The plants went in great and I liked how it looked at our entrance to our little patio. It was all decked out for the 4th of July and the plant was doing wonderfully. Then the great rainy season came and I noticed too late that the pot’s drain hole was blocked and my plants were swimming. I succesfully killed the catmit and the citronella geranium. The lemon grass thrived and the marigolds barely pulled through.
Although not all the plants survived it’s still doing it’s job. I use the lemon grass more than anything else. When the kids are jumping on the neighbor’s trampoline and I need to keep an eye on them. I grab a blade of grass and rub it on my ankles and legs. This has stopped the mosquitoes from driving me crazy and cutting my kids’ jump time short.
#2 Natural Bug Repellent: Homemade bug spray
We usually use an off the shelf bug spray where the main ingredient is DEET. Here is what is included on the warning labels for items with DEET.
-Do not apply over cuts, wounds, or irritated skin.
-Do not apply to hands or near eyes and mouth of young children.

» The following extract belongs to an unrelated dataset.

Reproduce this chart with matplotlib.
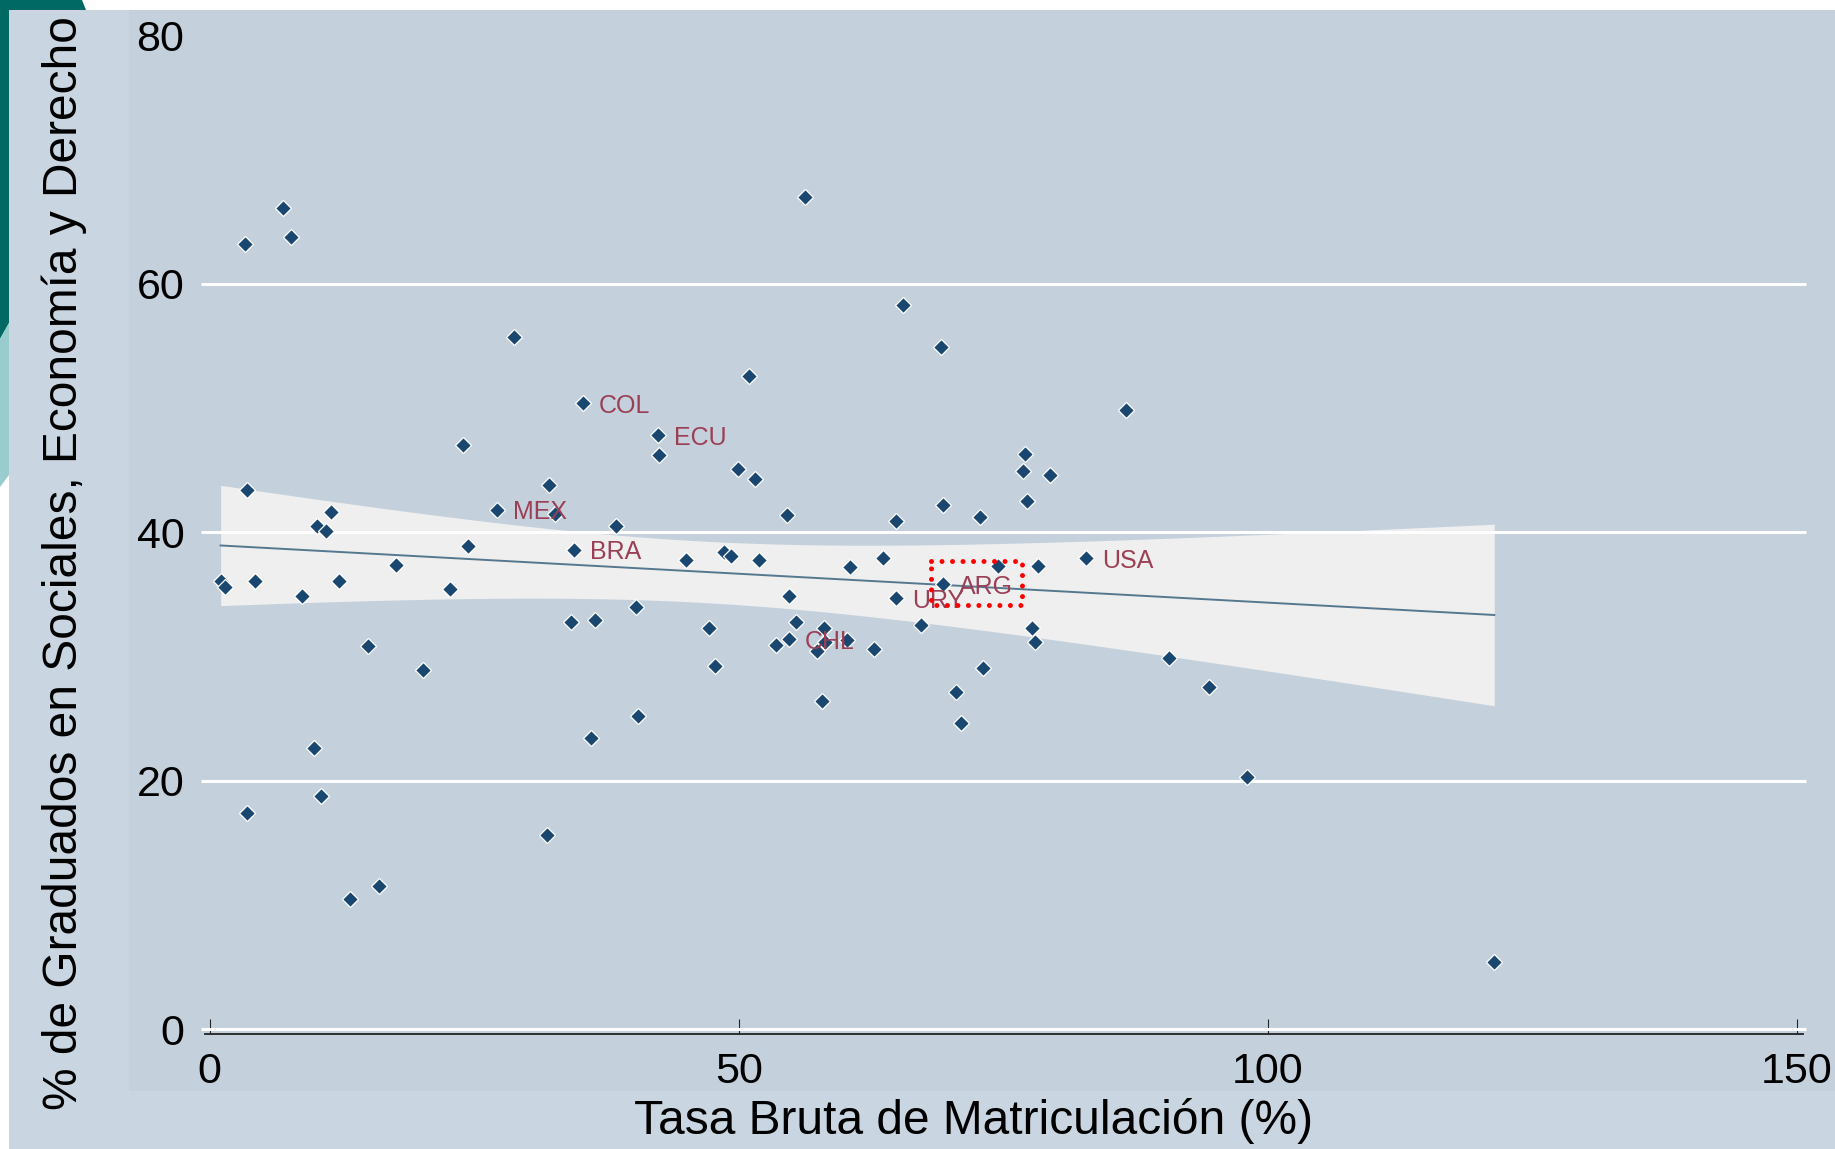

-Do not allow young children to apply this product.
-After returning indoors, wash treated skin with soap and water.
-Do not use under clothing.
-Do not spray in enclosed areas.
Ummmmm….not really what I want to put on myself let alone my kids. Guess where I turned to? Yes essential oils. You can make your own repellent out of essential oils. There are a many oils that deter biting insects: citronella, clove, lemongrass, rosemary, cajeput, cedar, catnip, geranium, sage, thyme, eucalyptus, mint, tea tree, and lavender. Surprise! Many of the oils are similar to the plants that deter bugs!!
I had a few of these in my small home collection of oils and gave them a whirl. Combining about 20 drops of eucalyptus, mint, tea tree (melaleuca) and lavender into a glass bottle. To the oils I added equal parts witch hazel and apple cider vinegar. I give it a shake before using it and spritz it on. Works like a charm.
5ml Lavender, Lemon, Melaleuca, & Peppermint Only $15 including shipping
#3 Natural Bug Repellent: Smoking dried herbs
So earlier I said that sage is one of the plants that can ward of the biting menaces. I have been working on this post while allowing a terracotta pot filled with dried sage smolder next to me. It has filled the air with a pleasant smokey odor reminiscent of my college days (DON’T WORRY NEIGHBORS IT’S ONLY SAGE). I have learned quickly that you will not burn down the joint with sage. It smolders nicely and needs some relighting.
If you have a sage plant you most likely have a plethora of leaves at your disposal for drying. All you need to do it cut some fresh groupings of leaves, tie them together and hang up in a dry warm place with good airflow. Much like I did with my dried oregano, follow the link and check out the post.
After the sage is dry, collect a few parts together and wrap them in a bakers twine. Remember these are for burning so make sure you don’t wrap in a plastic line or something noxious. I placed the tied sage stick in a terracotta planter with sand in the bottom. As the sage burnt down I ended up pushing it into the pot to keep it nicely contained. It worked wonders!
I was able to write my entire post with the sage smoldering and some lemon grass rubbed on my wrists and ankles. No DEET necessary. It’s great to know that there are alternatives to commercial bug repellents that are found in nature.
I hope you enjoyed this weeks installment of Make it Monday. How do you fight off the bugs this time of year?